• [Your objective]:
Every entry below should be transcribed exactly; pictures stay out of the copy.

(Records with drawing code)
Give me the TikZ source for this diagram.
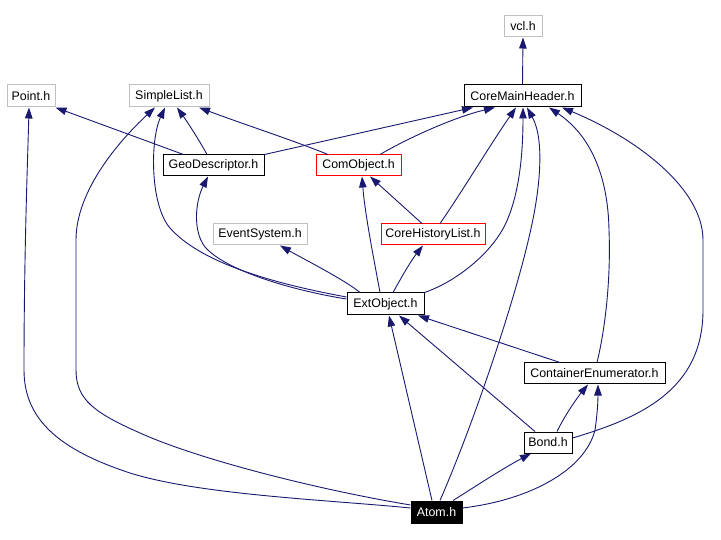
\documentclass[tikz,border=0pt]{standalone}
\usepackage{fontspec}
\setmainfont{Liberation Sans}
\usetikzlibrary{arrows.meta}
\definecolor{edgec}{HTML}{191970}
\definecolor{grayc}{HTML}{BFBFBF}
\begin{document}
\begin{tikzpicture}[x=1pt,y=-1pt,
  box/.style={draw=black,line width=1pt,inner sep=0pt,minimum height=21pt,font=\fontsize{12.4}{14}\selectfont,text=black,fill=white},
  graybox/.style={box,draw=grayc},
  redbox/.style={box,draw=red},
  edge/.style={draw=edgec,line width=0.9pt,-{Triangle[length=11pt,width=7.5pt]},fill=none}]
\useasboundingbox[fill=white] (0,0) rectangle (721,540);
\node[graybox,minimum width=38pt] (vcl) at (523,26.5) {vcl.h};
\node[box,minimum width=117pt,minimum height=22pt] (cmh) at (522.5,96) {CoreMainHeader.h};
\node[graybox,minimum width=48pt,minimum height=22pt] (point) at (31,96) {Point.h};
\node[graybox,minimum width=80pt,minimum height=22pt] (sl) at (169,96) {SimpleList.h};
\node[box,minimum width=101pt] (geo) at (213.5,165.5) {GeoDescriptor.h};
\node[redbox,minimum width=85pt] (com) at (358.5,165.5) {ComObject.h};
\node[graybox,minimum width=94pt] (ev) at (260,234.5) {EventSystem.h};
\node[redbox,minimum width=104pt] (chl) at (433,234.5) {CoreHistoryList.h};
\node[box,minimum width=77pt,minimum height=22pt] (ext) at (385.5,304) {ExtObject.h};
\node[box,minimum width=141pt] (ce) at (594.5,373.5) {ContainerEnumerator.h};
\node[box,minimum width=48pt] (bond) at (548,442.5) {Bond.h};
\node[box,fill=black,text=white,minimum width=51pt,minimum height=22pt] (atom) at (436.5,512) {Atom.h};

\draw[edge] (cmh.north) -- (vcl.south);
\draw[edge] ([xshift=-30pt]geo.north) -- (point.south east);
\draw[edge] ([xshift=-6.5pt]geo.north) .. controls (198,138) and (186,120) .. ([xshift=8pt]sl.south);
\draw[edge] (geo.north east) -- ([xshift=-49.5pt]cmh.south);
\draw[edge] ([xshift=-30.5pt]com.north) .. controls (295,141) and (240,123) .. ([xshift=30pt]sl.south);
\draw[edge] ([xshift=21.5pt]com.north) .. controls (410,137) and (455,117) .. ([xshift=-27.5pt]cmh.south);
\draw[edge] ([xshift=7pt]chl.north) .. controls (460,195) and (490,145) .. ([xshift=-6.5pt]cmh.south);
\draw[edge] ([xshift=-11pt]chl.north) -- ([xshift=11.5pt]com.south);
\draw[edge] ([yshift=7pt]ext.west) .. controls (270,283) and (200,262) .. (170,228) .. controls (150,205) and (150,140) .. ([xshift=-4pt]sl.south);
\draw[edge] ([yshift=5pt]ext.west) .. controls (290,290) and (225,270) .. (205,247) .. controls (192,230) and (196,200) .. ([xshift=-5.5pt]geo.south);
\draw[edge] ([xshift=-25.5pt]ext.north) .. controls (345,280) and (300,257) .. ([xshift=20pt]ev.south);
\draw[edge] ([xshift=-5.5pt]ext.north) .. controls (375,265) and (365,215) .. ([xshift=3.5pt]com.south);
\draw[edge] ([xshift=7.5pt]ext.north) .. controls (400,280) and (410,262) .. ([xshift=-10pt]chl.south);
\draw[edge] (ext.north east) .. controls (455,282) and (490,255) .. (505,225) .. controls (518,198) and (523,160) .. ([xshift=0.5pt]cmh.south);
\draw[edge] ([xshift=-34.5pt]ce.north) -- ([xshift=32.5pt]ext.south);
\draw[edge] ([xshift=2.5pt]ce.north) .. controls (605,330) and (611,280) .. (609,230) .. controls (608,175) and (590,135) .. ([xshift=26.5pt]cmh.south);
\draw[edge] ([xshift=-13pt]bond.north) -- ([xshift=13.5pt]ext.south);
\draw[edge] ([xshift=9pt]bond.north) .. controls (565,415) and (577,398) .. ([xshift=-6.5pt]ce.south);
\draw[edge] ([yshift=4.5pt]bond.east) .. controls (640,418) and (703,390) .. (703,310) -- (703,240) .. controls (703,190) and (640,140) .. ([xshift=39.5pt]cmh.south);
\draw[edge] ([yshift=4pt]atom.west) .. controls (330,500) and (200,495) .. (130,473) .. controls (60,450) and (24,420) .. (24,370) .. controls (24,250) and (28,150) .. ([xshift=-2pt]point.south);
\draw[edge] ([yshift=7pt]atom.west) .. controls (320,490) and (200,460) .. (140,433) .. controls (95,413) and (76,400) .. (76,370) -- (76,240) .. controls (76,190) and (120,140) .. ([xshift=-14pt]sl.south);
\draw[edge] ([xshift=-4.5pt]atom.north) -- ([xshift=3.5pt]ext.south);
\draw[edge] ([xshift=3.5pt]atom.north) .. controls (475,420) and (515,300) .. (530,233) .. controls (540,190) and (545,140) .. ([xshift=4.5pt]cmh.south);
\draw[edge] ([xshift=16.5pt]atom.north) .. controls (470,490) and (500,470) .. ([xshift=-17pt]bond.south);
\draw[edge] ([yshift=4pt]atom.east) .. controls (530,500) and (585,470) .. (595,430) .. controls (598,410) and (598,395) .. ([xshift=3.5pt]ce.south);
\end{tikzpicture}
\end{document}
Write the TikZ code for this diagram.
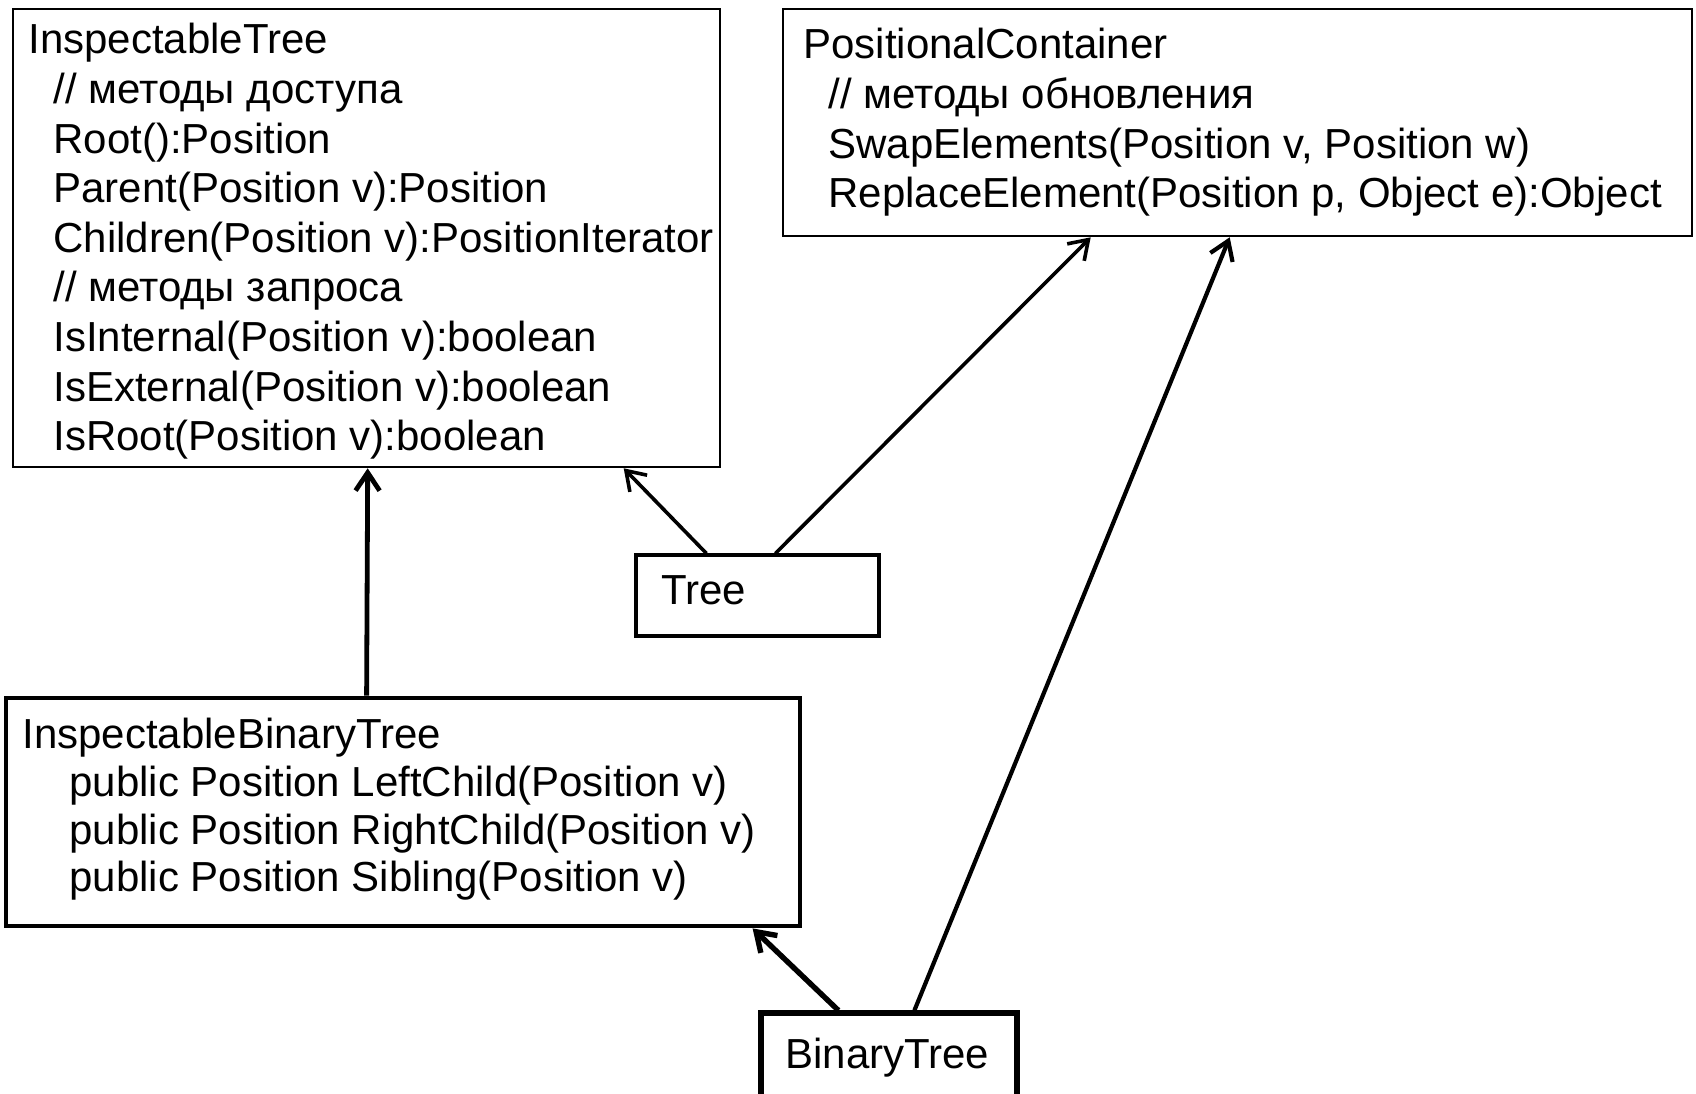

• [Response to this task]:
Give me the TikZ source for this diagram.
\documentclass[tikz,border=0pt]{standalone}
\usepackage{fontspec}
\setmainfont{Liberation Sans}
\usetikzlibrary{arrows.meta}
\definecolor{edgec}{HTML}{191970}
\definecolor{grayc}{HTML}{BFBFBF}
\begin{document}
\begin{tikzpicture}[x=1pt,y=-1pt,
  box/.style={draw=black,line width=1pt,inner sep=0pt,minimum height=21pt,font=\fontsize{12.4}{14}\selectfont,text=black,fill=white},
  graybox/.style={box,draw=grayc},
  redbox/.style={box,draw=red},
  edge/.style={draw=edgec,line width=0.9pt,-{Triangle[length=11pt,width=7.5pt]},fill=none}]
\useasboundingbox[fill=white] (0,0) rectangle (721,540);
\node[graybox,minimum width=38pt] (vcl) at (523,26.5) {vcl.h};
\node[box,minimum width=117pt,minimum height=22pt] (cmh) at (522.5,96) {CoreMainHeader.h};
\node[graybox,minimum width=48pt,minimum height=22pt] (point) at (31,96) {Point.h};
\node[graybox,minimum width=80pt,minimum height=22pt] (sl) at (169,96) {SimpleList.h};
\node[box,minimum width=101pt] (geo) at (213.5,165.5) {GeoDescriptor.h};
\node[redbox,minimum width=85pt] (com) at (358.5,165.5) {ComObject.h};
\node[graybox,minimum width=94pt] (ev) at (260,234.5) {EventSystem.h};
\node[redbox,minimum width=104pt] (chl) at (433,234.5) {CoreHistoryList.h};
\node[box,minimum width=77pt,minimum height=22pt] (ext) at (385.5,304) {ExtObject.h};
\node[box,minimum width=141pt] (ce) at (594.5,373.5) {ContainerEnumerator.h};
\node[box,minimum width=48pt] (bond) at (548,442.5) {Bond.h};
\node[box,fill=black,text=white,minimum width=51pt,minimum height=22pt] (atom) at (436.5,512) {Atom.h};

\draw[edge] (cmh.north) -- (vcl.south);
\draw[edge] ([xshift=-30pt]geo.north) -- (point.south east);
\draw[edge] ([xshift=-6.5pt]geo.north) .. controls (198,138) and (186,120) .. ([xshift=8pt]sl.south);
\draw[edge] (geo.north east) -- ([xshift=-49.5pt]cmh.south);
\draw[edge] ([xshift=-30.5pt]com.north) .. controls (295,141) and (240,123) .. ([xshift=30pt]sl.south);
\draw[edge] ([xshift=21.5pt]com.north) .. controls (410,137) and (455,117) .. ([xshift=-27.5pt]cmh.south);
\draw[edge] ([xshift=7pt]chl.north) .. controls (460,195) and (490,145) .. ([xshift=-6.5pt]cmh.south);
\draw[edge] ([xshift=-11pt]chl.north) -- ([xshift=11.5pt]com.south);
\draw[edge] ([yshift=7pt]ext.west) .. controls (270,283) and (200,262) .. (170,228) .. controls (150,205) and (150,140) .. ([xshift=-4pt]sl.south);
\draw[edge] ([yshift=5pt]ext.west) .. controls (290,290) and (225,270) .. (205,247) .. controls (192,230) and (196,200) .. ([xshift=-5.5pt]geo.south);
\draw[edge] ([xshift=-25.5pt]ext.north) .. controls (345,280) and (300,257) .. ([xshift=20pt]ev.south);
\draw[edge] ([xshift=-5.5pt]ext.north) .. controls (375,265) and (365,215) .. ([xshift=3.5pt]com.south);
\draw[edge] ([xshift=7.5pt]ext.north) .. controls (400,280) and (410,262) .. ([xshift=-10pt]chl.south);
\draw[edge] (ext.north east) .. controls (455,282) and (490,255) .. (505,225) .. controls (518,198) and (523,160) .. ([xshift=0.5pt]cmh.south);
\draw[edge] ([xshift=-34.5pt]ce.north) -- ([xshift=32.5pt]ext.south);
\draw[edge] ([xshift=2.5pt]ce.north) .. controls (605,330) and (611,280) .. (609,230) .. controls (608,175) and (590,135) .. ([xshift=26.5pt]cmh.south);
\draw[edge] ([xshift=-13pt]bond.north) -- ([xshift=13.5pt]ext.south);
\draw[edge] ([xshift=9pt]bond.north) .. controls (565,415) and (577,398) .. ([xshift=-6.5pt]ce.south);
\draw[edge] ([yshift=4.5pt]bond.east) .. controls (640,418) and (703,390) .. (703,310) -- (703,240) .. controls (703,190) and (640,140) .. ([xshift=39.5pt]cmh.south);
\draw[edge] ([yshift=4pt]atom.west) .. controls (330,500) and (200,495) .. (130,473) .. controls (60,450) and (24,420) .. (24,370) .. controls (24,250) and (28,150) .. ([xshift=-2pt]point.south);
\draw[edge] ([yshift=7pt]atom.west) .. controls (320,490) and (200,460) .. (140,433) .. controls (95,413) and (76,400) .. (76,370) -- (76,240) .. controls (76,190) and (120,140) .. ([xshift=-14pt]sl.south);
\draw[edge] ([xshift=-4.5pt]atom.north) -- ([xshift=3.5pt]ext.south);
\draw[edge] ([xshift=3.5pt]atom.north) .. controls (475,420) and (515,300) .. (530,233) .. controls (540,190) and (545,140) .. ([xshift=4.5pt]cmh.south);
\draw[edge] ([xshift=16.5pt]atom.north) .. controls (470,490) and (500,470) .. ([xshift=-17pt]bond.south);
\draw[edge] ([yshift=4pt]atom.east) .. controls (530,500) and (585,470) .. (595,430) .. controls (598,410) and (598,395) .. ([xshift=3.5pt]ce.south);
\end{tikzpicture}
\end{document}
Write the TikZ code for this diagram.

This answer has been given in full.